Wenn es ein Attentat war, spitzt sich die Situation zu“

■ Zoran Djindjic, Chef der Demokratischen Partei und Führer der „Allianz für den Wandel“, zu dem mutmaßlichen Attentat

taz: Vuk Draškovic hatte einen mysteriösen Autounfall, den er als ein Attentat bezeichnet. Wird das Einfluss auf die politischen Ereignisse in Serbien haben?

Zoran Djindjic: Das glaube ich schon. Wenn das Regime nicht in kürzester Zeit die Fakten über den Unfall rausrückt, wird das den Glauben bestärken, dass es sich tatsächlich um ein politisches Attentat handeln könnte. Sie können sich vorstellen, was das in dieser zugespitzten Situation bedeuten würde. Wir haben ohnehin Hinweise, dass das Regime eine gezielte, brutale Aktion gegen die „Allianz für den Wandel“ vorbereitet, weil Miloševic zu dem Schluss gekommen ist, dass eine allgemeine Repression nicht mehr ausreicht.

Wenn es sich heraustellt, dass man Draškovic ermorden wollte, glauben sie, dass er sich dann den Massenkundgebungen anschließt?

Absolut. Wenn das so ist, hat Draškovic gar keine andere Möglichkeit, als seine Politik mit voller Kraft zu radikalisieren. Ich würde es zumindest nicht anders machen. Mit der SPO würde natürlich der Einfluss unserer Proteste steigen.

Sind sie enttäuscht, dass relativ wenige Bürger Serbiens gegen das Regime demonstrieren?

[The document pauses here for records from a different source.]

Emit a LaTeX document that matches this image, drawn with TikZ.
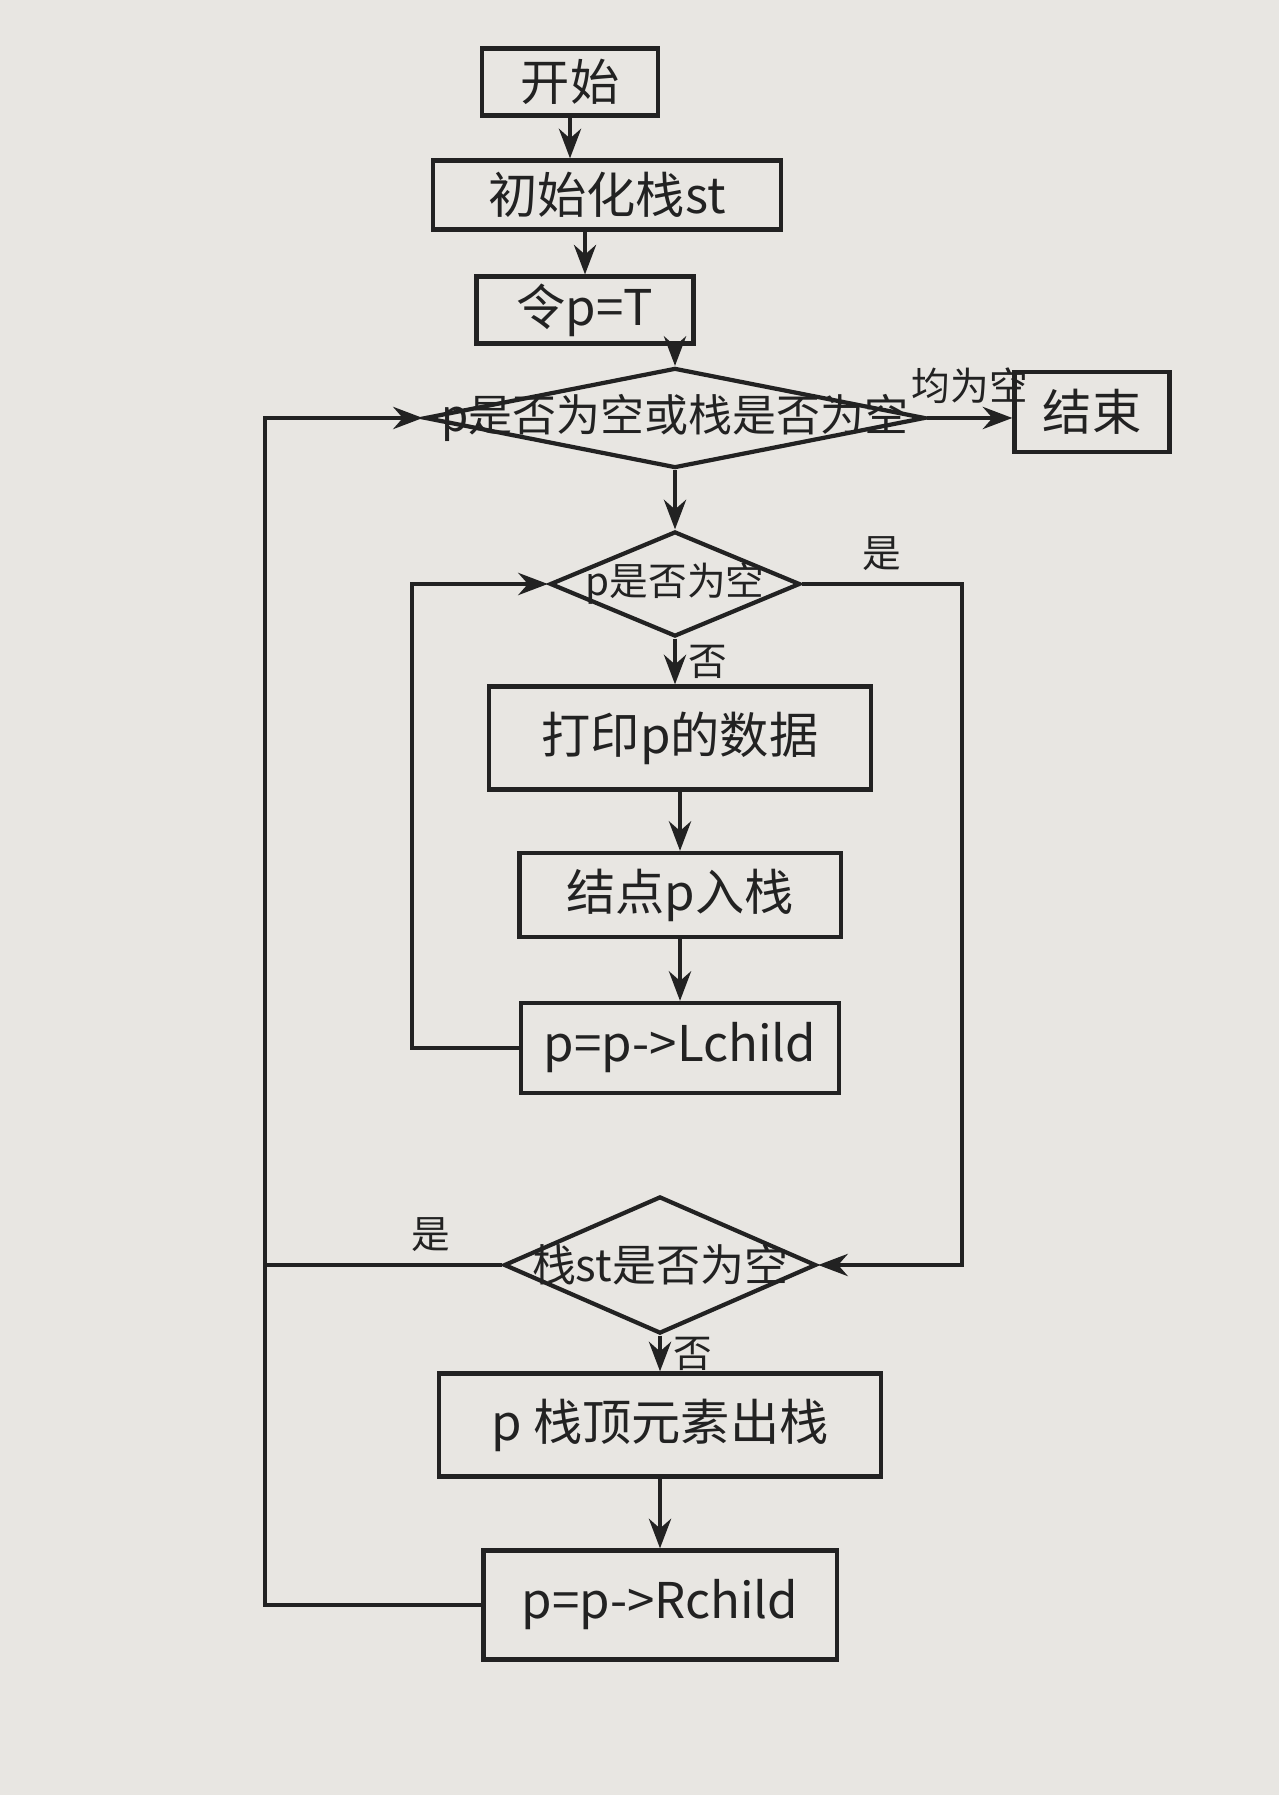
\documentclass[tikz,border=0pt]{standalone}
\usepackage{fontspec}
\usepackage{tikz}
\usetikzlibrary{arrows.meta,shapes.geometric}
\newfontfamily\cjk{Noto Sans CJK SC}
\definecolor{PaperGrey}{HTML}{E8E6E2}
\definecolor{InkDark}{HTML}{222222}

\begin{document}
\begin{tikzpicture}[>=Stealth,x=0.01cm,y=-0.01cm,color=InkDark,line width=1.2pt,
  font=\cjk\fontsize{14}{17}\selectfont,
  proc/.style={draw,rectangle,inner sep=2pt},
  decide/.style={draw,diamond,inner sep=0pt},
  small/.style={font=\cjk\fontsize{11}{13}\selectfont},
  mid/.style={font=\cjk\fontsize{12.5}{15}\selectfont}]
  \fill[PaperGrey] (0,0) rectangle (1279,1795);
  \coordinate (lloop) at (412,0);
  \coordinate (rloop) at (962,0);
  \coordinate (oloop) at (265,0);

  \node[proc,minimum width=1.76cm,minimum height=0.67cm] (start) at (570,82) {开始};
  \node[proc,minimum width=3.48cm,minimum height=0.69cm] (init) at (607,195) {初始化栈st};
  \node[proc,minimum width=2.17cm,minimum height=0.55cm] (setp) at (585,310) {令p=T};
  \node[decide,minimum width=5cm,minimum height=1cm,
    label={[mid]center:p是否为空或栈是否为空}] (d1) at (675,418) {};
  \node[proc,minimum width=1.55cm,minimum height=0.8cm] (end) at (1092,412) {结束};
  \node[decide,minimum width=2.5cm,minimum height=1.05cm,
    label={[small]center:p是否为空}] (d2) at (675,584) {};
  \node[proc,minimum width=3.82cm,minimum height=1.03cm] (print) at (680,738) {打印p的数据};
  \node[proc,minimum width=3.21cm,minimum height=0.84cm] (push) at (680,895) {结点p入栈};
  \node[proc,minimum width=3.18cm,minimum height=0.9cm] (lchild) at (680,1048) {p=p->Lchild};
  \node[decide,minimum width=3.12cm,minimum height=1.37cm,
    label={[mid]center:栈st是否为空}] (d3) at (660,1265) {};
  \node[proc,minimum width=4.41cm,minimum height=1.03cm] (pop) at (660,1425) {p 栈顶元素出栈};
  \node[proc,minimum width=3.53cm,minimum height=1.09cm] (rchild) at (660,1605) {p=p->Rchild};

  \draw[->] (start) -- (start |- init.north);
  \draw[->] (init.south -| setp) -- (setp);
  \draw[->] (setp.south -| d1) -- (d1);
  \draw[->] (d1.east) -- node[small,above]{均为空} (d1.east -| end.west);
  \draw[->] (d1) -- (d2);
  \draw[->] (d2.south) -- node[small,right]{否} (d2.south |- print.north);
  \draw[->] (print) -- (push);
  \draw[->] (push) -- (lchild);
  \draw[->] (lchild.west) -- (lchild.west -| lloop) -- (d2.west -| lloop) -- (d2.west);
  \draw[->] (d2.east) -- node[small,above]{是} (d2.east -| rloop) -- (d3.east -| rloop) -- (d3.east);
  \draw[->] (d3) -- node[small,right]{否} (pop);
  \draw[->] (pop) -- (rchild);
  \draw (d3.west) -- node[small,above,pos=0.3]{是} (d3.west -| oloop);
  \draw[->] (rchild.west) -- (rchild.west -| oloop) -- (d1.west -| oloop) -- (d1.west);
\end{tikzpicture}
\end{document}
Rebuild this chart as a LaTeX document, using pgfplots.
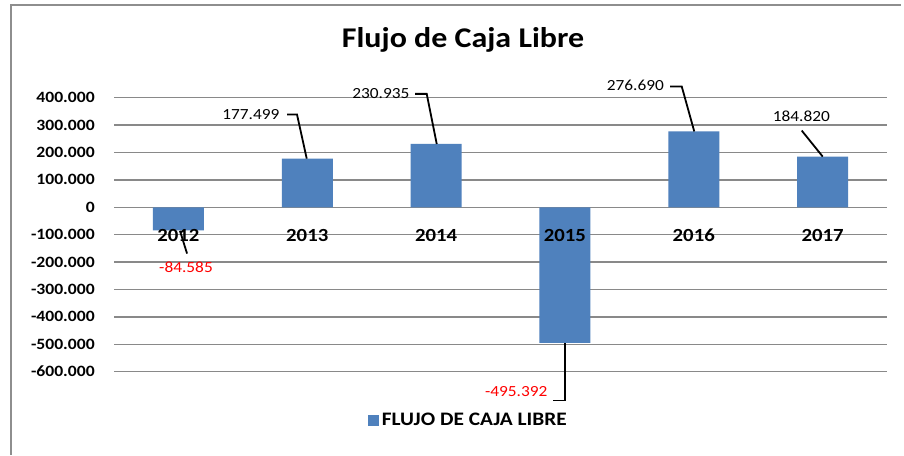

Nein. Es scheint, dass immer noch viele unser Konzept nicht verstehen. Wir wollen und können das Regime nicht über Nacht stürzen. Wir wollen den frustrierten, enttäuschten Menschen in Serbien wieder die Hoffnung einflößen, dass ein Wechsel möglich ist. Wir wollen Slobodan Miloševic entblößen. Wie wollen zeigen, dass er nichts anderes als ein skrupelloser Diktator ist, der über Leichen geht. Und deshalb ist es auch für uns sehr wichtig, dass der einflussreiche Sender Studio B objektiv über die Brutalität der Polizei gegenüber den friedlich protestierenden Bürgern berichtet.

Worin unterscheiden Sie sich von Draškovic?

Wir sind uns darüber einig, dass faire, demokratische Wahlen in Serbien ausgeschrieben werden müssen. Wir sind uns auch mehr oder weniger über die Wahlbedingungen einig. Doch im Gegensatz zu Herrn Draškovic vertritt die Allianz den Standpunkt, dass Miloševic' Regime niemals faire Wahlen ermöglichen würde. Nur unter dem gewaltigen Druck des Volkes, durch tägliche Demonstrationen, kann man dieses Regime zum Rücktritt zwingen und so die Bedingungen für die ersten wirklich freien und demokratischen Wahlen in Serbien schaffen.